Why Judge Garland’s Nomination is a Disappointment to Liberals
President Barack Obama is no stranger to making history. However, Obama’s nomination of Merrick Garland does little for progress, a lot for pragmatism, and nothing for firing up the Democratic base—regardless of whether Garland is ultimately appointed.
As a Constitutional law professor and scholar, it is clear that President Obama takes his Art. II, § 2 Appointments Clause duties seriously—and Garland’s nomination reflects his allegiance to that duty. Yet, it’s difficult to heap praise on the President’s pick knowing what’s at stake during the Supreme Court’s current term.
Garland, a white male, is a disappointment to many liberals and progressive advocacy groups from the perspective of diversity. The nomination of an older, white male is as vapid as it is pragmatic—especially after the President nominated two female justices and the Supreme Court’s first justice of Hispanic heritage, Sonya Sotomayor. While Judge Sri Srinivasan, a finalist, was considered moderate or center-left, slightly more liberal than Garland, he also would have at least brought more diversity to the Court as its first Asian-American justice. In a time of partisan politics and seminal Supreme Court cases, inherent ideology makes it hard not to say, “him?”

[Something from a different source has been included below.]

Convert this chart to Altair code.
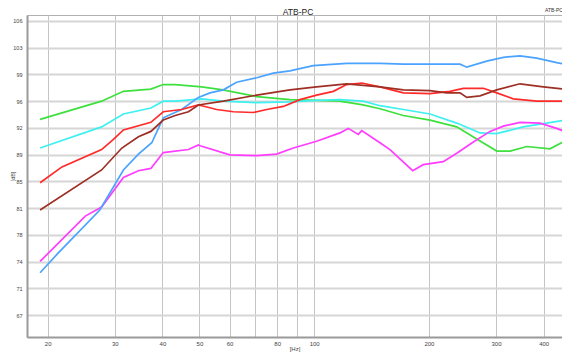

A judge like Jane Kelly would have been President Obama’s third female nominee in as many occasions—historic by any standard. Even better, a judge like Ketanji Brown Jackson, a potential liberal pick down the road, would have satisfied clamor for more diversity and progressive interpretation on the Court. Jackson would have been the first African-American woman on the Court and likely the most liberal judge considered by the White House.
For liberals, Garland is a give-and-take. As Ronn Blitzer of LawNewz.com wrote earlier today, Garland has veered to the right on criminal law issues, which is not surprising for someone with his law enforcement credentials, but has also shown favorability for gun-control. However, a 2010 examination of his decisions by Goldstein determined that “Judge Garland rarely votes in favor of criminal defendants’ appeals of their convictions.” Goldstein “identified only eight such published rulings,” during the 13 years Garland had then spent on the DC Circuit.
Another famous ruling that lends credence to Garland’s moderate reputation is Garland’s support for a 2003 opinion which held that the federal judiciary lacks the authority to “assert habeas corpus jurisdiction at the behest of an alien held at a military base leased from another nation, a military base outside the sovereignty of the United States.” In lay terms, the opinion effectively prohibited Guantanamo Bay detainees from seeking relief in civilian courts. A little over a year later, the Supreme Court reversed this decision in Rasul v. Bush. Each example is dissatisfying when you consider the historic opportunity President Obama had to swing the court to the left after years of a conservative majority put in place by Presidents George H.W. and George W. Bush.
While Merrick Garland’s nomination is far from sexy for liberals, he may just be a sacrificial lamb after all, according to LawNewz.com’s Rachel Stockman. If liberals want to feel disappointed about Garland’s nomination, that wouldn’t be without cause; but, hey, things could be a lot worse.